§ **DATASET EXCERPT**
◇ ◇ ◇

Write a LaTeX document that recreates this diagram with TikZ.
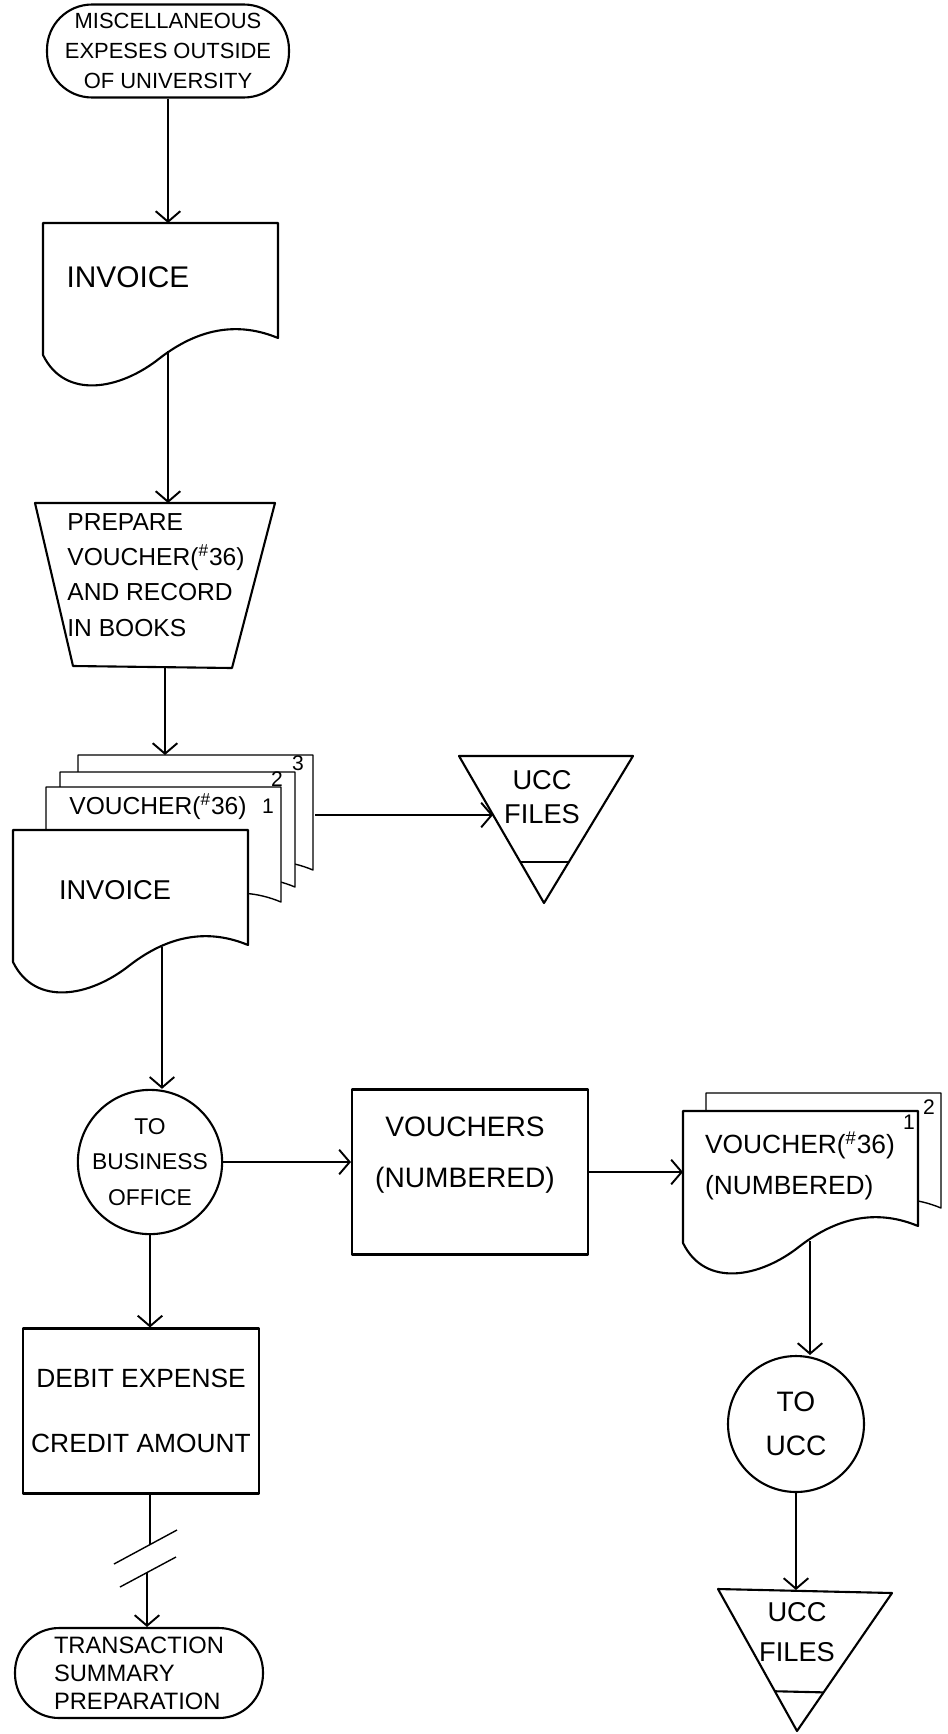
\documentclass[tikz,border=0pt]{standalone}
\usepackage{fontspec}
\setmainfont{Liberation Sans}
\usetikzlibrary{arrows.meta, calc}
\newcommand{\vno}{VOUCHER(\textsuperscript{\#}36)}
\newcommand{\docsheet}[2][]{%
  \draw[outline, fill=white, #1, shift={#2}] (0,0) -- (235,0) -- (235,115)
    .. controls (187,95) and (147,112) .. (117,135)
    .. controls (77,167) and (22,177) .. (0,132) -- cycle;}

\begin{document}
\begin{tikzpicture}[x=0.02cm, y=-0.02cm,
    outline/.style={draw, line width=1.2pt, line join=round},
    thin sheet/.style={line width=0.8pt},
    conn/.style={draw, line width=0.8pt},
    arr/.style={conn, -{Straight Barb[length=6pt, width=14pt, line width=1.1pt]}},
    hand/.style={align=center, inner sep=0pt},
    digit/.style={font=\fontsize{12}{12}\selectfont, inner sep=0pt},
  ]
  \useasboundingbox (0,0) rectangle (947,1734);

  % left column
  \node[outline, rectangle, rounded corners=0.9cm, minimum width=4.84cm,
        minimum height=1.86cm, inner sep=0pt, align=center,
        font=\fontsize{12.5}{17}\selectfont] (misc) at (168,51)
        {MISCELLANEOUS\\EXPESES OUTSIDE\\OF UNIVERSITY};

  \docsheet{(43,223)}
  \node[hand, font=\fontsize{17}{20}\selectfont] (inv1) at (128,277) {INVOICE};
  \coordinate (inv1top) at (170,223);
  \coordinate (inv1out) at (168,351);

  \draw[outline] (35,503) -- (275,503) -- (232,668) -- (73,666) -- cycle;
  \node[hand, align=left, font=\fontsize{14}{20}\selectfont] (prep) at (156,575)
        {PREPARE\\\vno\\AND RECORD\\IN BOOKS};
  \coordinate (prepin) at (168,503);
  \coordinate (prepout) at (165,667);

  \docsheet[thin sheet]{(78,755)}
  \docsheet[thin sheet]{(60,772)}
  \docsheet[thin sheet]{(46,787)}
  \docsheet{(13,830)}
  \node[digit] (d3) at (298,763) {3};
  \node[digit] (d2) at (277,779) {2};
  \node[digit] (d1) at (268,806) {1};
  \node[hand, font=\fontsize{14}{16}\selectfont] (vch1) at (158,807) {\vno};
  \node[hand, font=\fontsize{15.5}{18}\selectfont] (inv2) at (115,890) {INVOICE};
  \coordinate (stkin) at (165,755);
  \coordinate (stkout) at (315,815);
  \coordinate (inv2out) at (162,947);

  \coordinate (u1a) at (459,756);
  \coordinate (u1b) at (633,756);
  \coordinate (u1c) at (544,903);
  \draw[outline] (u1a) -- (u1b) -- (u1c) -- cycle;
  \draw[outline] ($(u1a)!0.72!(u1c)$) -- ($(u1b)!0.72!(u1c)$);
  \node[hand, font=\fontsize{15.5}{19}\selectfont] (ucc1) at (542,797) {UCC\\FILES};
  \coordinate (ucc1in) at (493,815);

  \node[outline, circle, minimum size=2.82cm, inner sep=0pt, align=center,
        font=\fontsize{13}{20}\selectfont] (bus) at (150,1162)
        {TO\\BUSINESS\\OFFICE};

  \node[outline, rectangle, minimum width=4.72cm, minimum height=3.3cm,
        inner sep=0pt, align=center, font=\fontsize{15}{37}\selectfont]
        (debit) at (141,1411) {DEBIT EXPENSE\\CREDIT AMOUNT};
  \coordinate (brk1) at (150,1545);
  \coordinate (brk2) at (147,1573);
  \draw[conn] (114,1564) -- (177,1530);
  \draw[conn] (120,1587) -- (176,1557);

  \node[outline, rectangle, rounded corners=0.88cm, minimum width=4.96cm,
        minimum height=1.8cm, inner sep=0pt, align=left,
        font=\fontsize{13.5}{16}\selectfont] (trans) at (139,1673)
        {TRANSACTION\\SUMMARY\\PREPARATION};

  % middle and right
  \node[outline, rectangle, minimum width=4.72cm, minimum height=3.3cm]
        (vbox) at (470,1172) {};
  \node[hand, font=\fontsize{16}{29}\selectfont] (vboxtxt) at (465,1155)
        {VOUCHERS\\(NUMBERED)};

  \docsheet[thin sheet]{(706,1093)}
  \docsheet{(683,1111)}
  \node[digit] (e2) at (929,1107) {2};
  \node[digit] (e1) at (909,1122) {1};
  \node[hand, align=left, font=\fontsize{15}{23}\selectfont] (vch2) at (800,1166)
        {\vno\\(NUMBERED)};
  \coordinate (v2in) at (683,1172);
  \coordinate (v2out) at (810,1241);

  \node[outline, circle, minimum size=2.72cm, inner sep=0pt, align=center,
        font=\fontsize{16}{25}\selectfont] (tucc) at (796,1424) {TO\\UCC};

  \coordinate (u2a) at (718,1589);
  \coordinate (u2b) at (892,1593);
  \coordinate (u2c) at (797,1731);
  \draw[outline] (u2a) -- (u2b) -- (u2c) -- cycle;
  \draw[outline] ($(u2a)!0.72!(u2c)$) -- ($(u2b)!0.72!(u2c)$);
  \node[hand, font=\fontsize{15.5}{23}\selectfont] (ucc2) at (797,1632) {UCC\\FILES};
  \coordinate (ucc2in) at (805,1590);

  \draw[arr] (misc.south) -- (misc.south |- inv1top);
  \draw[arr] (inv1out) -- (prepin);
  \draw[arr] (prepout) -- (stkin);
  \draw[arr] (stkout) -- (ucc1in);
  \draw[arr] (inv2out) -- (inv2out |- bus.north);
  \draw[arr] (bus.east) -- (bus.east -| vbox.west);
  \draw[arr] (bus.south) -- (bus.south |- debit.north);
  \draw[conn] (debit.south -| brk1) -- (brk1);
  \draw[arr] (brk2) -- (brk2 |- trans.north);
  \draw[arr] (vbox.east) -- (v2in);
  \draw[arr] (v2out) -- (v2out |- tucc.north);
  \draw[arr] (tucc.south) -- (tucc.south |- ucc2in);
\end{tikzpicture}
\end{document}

◇ ◇ ◇

Set the lines above down again, word for word, from the first through the one containing "controls (77,167) and"; pictures excluded.

Write a LaTeX document that recreates this diagram with TikZ.
\documentclass[tikz,border=0pt]{standalone}
\usepackage{fontspec}
\setmainfont{Liberation Sans}
\usetikzlibrary{arrows.meta, calc}
\newcommand{\vno}{VOUCHER(\textsuperscript{\#}36)}
\newcommand{\docsheet}[2][]{%
  \draw[outline, fill=white, #1, shift={#2}] (0,0) -- (235,0) -- (235,115)
    .. controls (187,95) and (147,112) .. (117,135)
    .. controls (77,167) and (22,177) .. (0,132) -- cycle;}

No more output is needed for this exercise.